──────── DATASET SECTION
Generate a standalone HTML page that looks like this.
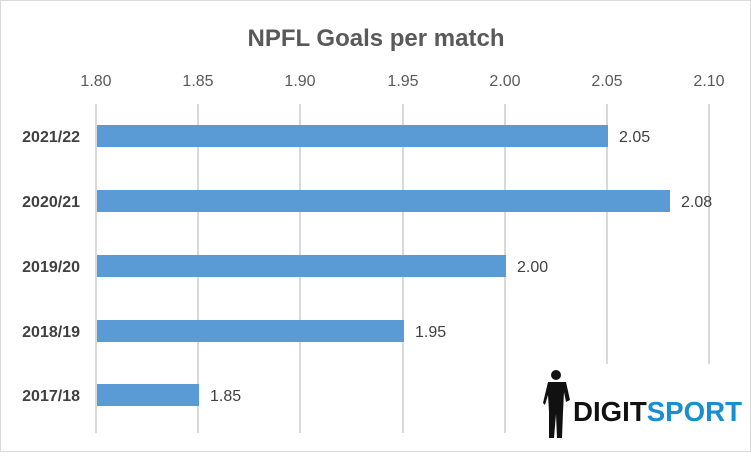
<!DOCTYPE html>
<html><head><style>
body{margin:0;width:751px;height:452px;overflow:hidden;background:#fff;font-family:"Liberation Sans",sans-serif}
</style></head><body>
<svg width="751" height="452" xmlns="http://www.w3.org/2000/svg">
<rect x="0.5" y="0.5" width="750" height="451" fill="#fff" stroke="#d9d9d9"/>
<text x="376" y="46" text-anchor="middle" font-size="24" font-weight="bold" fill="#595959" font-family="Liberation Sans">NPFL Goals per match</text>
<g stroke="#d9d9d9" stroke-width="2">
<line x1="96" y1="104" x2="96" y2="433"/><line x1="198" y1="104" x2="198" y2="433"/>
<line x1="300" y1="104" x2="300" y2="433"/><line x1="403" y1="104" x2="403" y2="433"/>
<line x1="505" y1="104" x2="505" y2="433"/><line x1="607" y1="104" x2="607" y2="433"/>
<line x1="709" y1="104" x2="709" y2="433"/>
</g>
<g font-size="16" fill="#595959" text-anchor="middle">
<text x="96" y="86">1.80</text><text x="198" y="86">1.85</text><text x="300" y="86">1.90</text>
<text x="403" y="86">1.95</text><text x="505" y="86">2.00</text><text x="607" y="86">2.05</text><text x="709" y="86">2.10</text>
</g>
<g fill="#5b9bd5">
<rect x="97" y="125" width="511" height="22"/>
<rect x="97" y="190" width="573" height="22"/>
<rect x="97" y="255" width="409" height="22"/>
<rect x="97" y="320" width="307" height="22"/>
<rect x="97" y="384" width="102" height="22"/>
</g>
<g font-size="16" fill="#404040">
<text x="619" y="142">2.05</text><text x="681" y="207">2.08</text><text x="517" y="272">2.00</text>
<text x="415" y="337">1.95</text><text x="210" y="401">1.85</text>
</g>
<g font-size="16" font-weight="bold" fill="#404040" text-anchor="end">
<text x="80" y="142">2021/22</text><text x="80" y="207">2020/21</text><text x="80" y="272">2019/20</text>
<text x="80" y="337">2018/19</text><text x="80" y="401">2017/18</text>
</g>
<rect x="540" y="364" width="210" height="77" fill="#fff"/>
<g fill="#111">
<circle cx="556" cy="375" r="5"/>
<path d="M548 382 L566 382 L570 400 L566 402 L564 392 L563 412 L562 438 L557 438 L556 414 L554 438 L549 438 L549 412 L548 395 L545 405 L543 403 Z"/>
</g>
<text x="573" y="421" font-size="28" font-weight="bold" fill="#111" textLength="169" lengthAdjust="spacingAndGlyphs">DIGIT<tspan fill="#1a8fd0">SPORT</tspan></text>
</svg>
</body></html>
────────────────
- **TASK GOAL**
From the material above, reproduce everything verbatim except the pictures.

- **EXERCISE SOLUTION**
Generate a standalone HTML page that looks like this.
<!DOCTYPE html>
<html><head><style>
body{margin:0;width:751px;height:452px;overflow:hidden;background:#fff;font-family:"Liberation Sans",sans-serif}
</style></head><body>
<svg width="751" height="452" xmlns="http://www.w3.org/2000/svg">
<rect x="0.5" y="0.5" width="750" height="451" fill="#fff" stroke="#d9d9d9"/>
<text x="376" y="46" text-anchor="middle" font-size="24" font-weight="bold" fill="#595959" font-family="Liberation Sans">NPFL Goals per match</text>
<g stroke="#d9d9d9" stroke-width="2">
<line x1="96" y1="104" x2="96" y2="433"/><line x1="198" y1="104" x2="198" y2="433"/>
<line x1="300" y1="104" x2="300" y2="433"/><line x1="403" y1="104" x2="403" y2="433"/>
<line x1="505" y1="104" x2="505" y2="433"/><line x1="607" y1="104" x2="607" y2="433"/>
<line x1="709" y1="104" x2="709" y2="433"/>
</g>
<g font-size="16" fill="#595959" text-anchor="middle">
<text x="96" y="86">1.80</text><text x="198" y="86">1.85</text><text x="300" y="86">1.90</text>
<text x="403" y="86">1.95</text><text x="505" y="86">2.00</text><text x="607" y="86">2.05</text><text x="709" y="86">2.10</text>
</g>
<g fill="#5b9bd5">
<rect x="97" y="125" width="511" height="22"/>
<rect x="97" y="190" width="573" height="22"/>
<rect x="97" y="255" width="409" height="22"/>
<rect x="97" y="320" width="307" height="22"/>
<rect x="97" y="384" width="102" height="22"/>
</g>
<g font-size="16" fill="#404040">
<text x="619" y="142">2.05</text><text x="681" y="207">2.08</text><text x="517" y="272">2.00</text>
<text x="415" y="337">1.95</text><text x="210" y="401">1.85</text>
</g>
<g font-size="16" font-weight="bold" fill="#404040" text-anchor="end">
<text x="80" y="142">2021/22</text><text x="80" y="207">2020/21</text><text x="80" y="272">2019/20</text>
<text x="80" y="337">2018/19</text><text x="80" y="401">2017/18</text>
</g>
<rect x="540" y="364" width="210" height="77" fill="#fff"/>
<g fill="#111">
<circle cx="556" cy="375" r="5"/>
<path d="M548 382 L566 382 L570 400 L566 402 L564 392 L563 412 L562 438 L557 438 L556 414 L554 438 L549 438 L549 412 L548 395 L545 405 L543 403 Z"/>
</g>
<text x="573" y="421" font-size="28" font-weight="bold" fill="#111" textLength="169" lengthAdjust="spacingAndGlyphs">DIGIT<tspan fill="#1a8fd0">SPORT</tspan></text>
</svg>
</body></html>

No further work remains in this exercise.